D.W. "Red" Binkley, Sentry's general superintendent, said the steel bridges will require the largest bolts ever used on a Sentry project, measuring 13.5 in. long and 1 in. diameter.

"We're using 29,000 (of the) 1-in. bolts," he said

Concrete caps must be positioned exactly right because fabricator Vincennes Steel Corp. of Vincennes, Ind., has pre-assembled the steel girders at a radius.

"They put the bridges together, 200 ft. to 300 ft. at a time, to the right pitch and elevation," Guinn said.

The bridge girders are made of high-strength steel that develops a thin layer of rust to self-protect the girders from additional corrosion.

Laydown space is scarce.

"We take delivery as needed, and they go up within a day of delivery," Nash said.

The bridge is topped with panels of metal decking laid by crews from Gilley Construction Co. of Manchester, Tenn.

Gilley is also placing and tying 800 tons of epoxy-coated rebar on this job, said Vicki Gilley, company president.

Guinn said all the bridges have concrete decks averaging 9 in. thick. The decks have more than 6,800 cu. yds. of Class D concrete and the substructure has more than 5,000 cu. yd. of Class A concrete.

"We got a lot of paving done in January," Guinn said. "We had some good weather and took advantage of that."

The project also has three box culverts, two for existing streams and one to allow access for vehicles and cattle on a farm that is bisected by the highway.

Work started on the bridges sooner than planned because the site work was done quickly, Nash said.

"The subcontractor that did the grading, Wright Brothers, did an excellent job in moving quickly, and allowed us to start the bridges quicker," he added.
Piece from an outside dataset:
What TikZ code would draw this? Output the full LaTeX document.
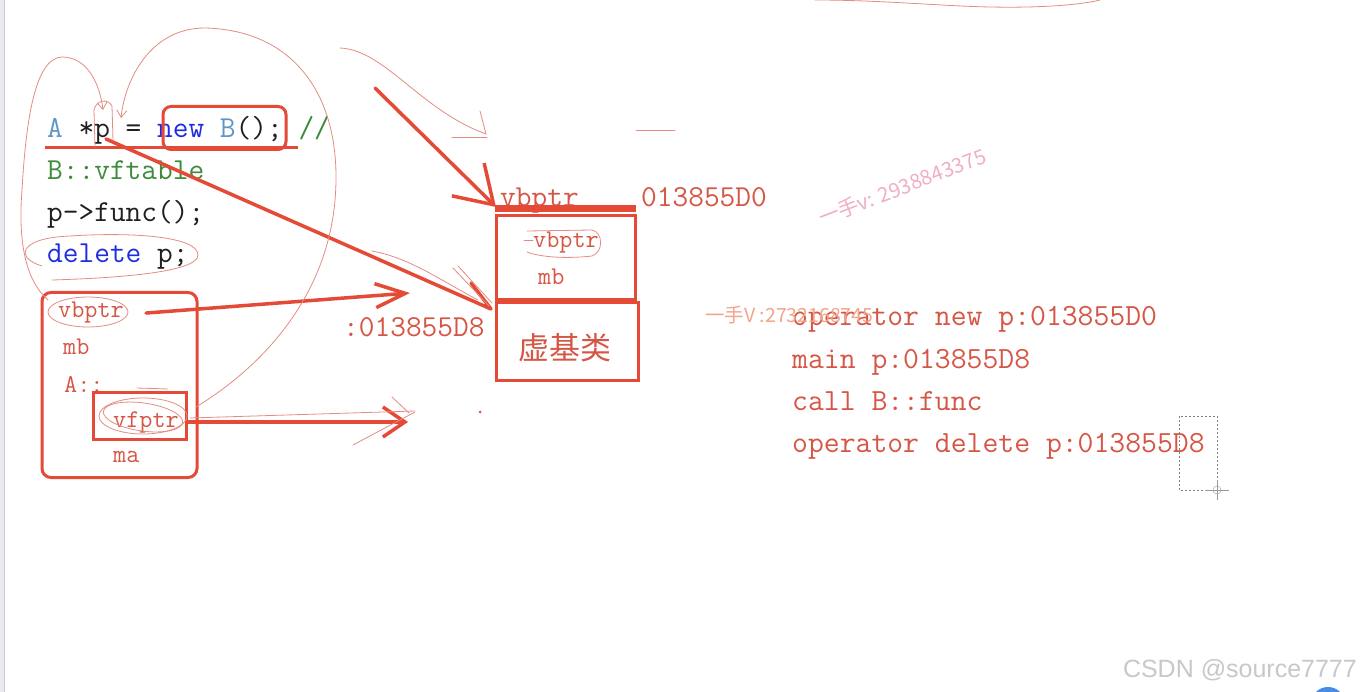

"This job consisted mainly of rock fill. With them being able to get that volume of earth moved, it put us (ahead) several months."

The project required moving a total of 377,874 cu. yds. of material, 223,037 cu. yds. of which was rock. Some of the rock came from a cut in a hillside and nothing had to be hauled offsite.

"This is an all-rock job," said Tom Whitsitt, vice president, chief engineer and estimator at Wright Brothers Construction Co. Inc., of Charleston, Tenn. "There are no seasons in an all-rock job, so that's one of the things that helped" the site work finished early.

The road runs through open land, so Wright could use off-road equipment instead of highway trucks to haul the rock.

Another break came when the Tennessee Department of Transportation allowed Rogers to limit traffic to one lane for bridge erection, Nash said.

"The specs allowed us to close on weekends, but it would have been 10 to 14 weeks," Nash added. "We asked TDOT to have one-lane traffic for 7 to 10 days, which cut down on the amount of time."

The mayors of Hendersonville and Gallatin also were "very receptive" to the more limited highway closing, he said.

CSX Railroad keeps a flagman on duty whenever road crews are out so he can alert them of approaching trains and alert engineers of the construction.

Utilities were taken care of early on, with Nashville Gas Co. relocating gas lines and White House Utility District moving water lines.

There is little drainage involved, because the shoulders are designed for runoff, Nash said. Just under 6,000 ft. of concrete pipe, ranging from 18 in. to 48 in., are being used.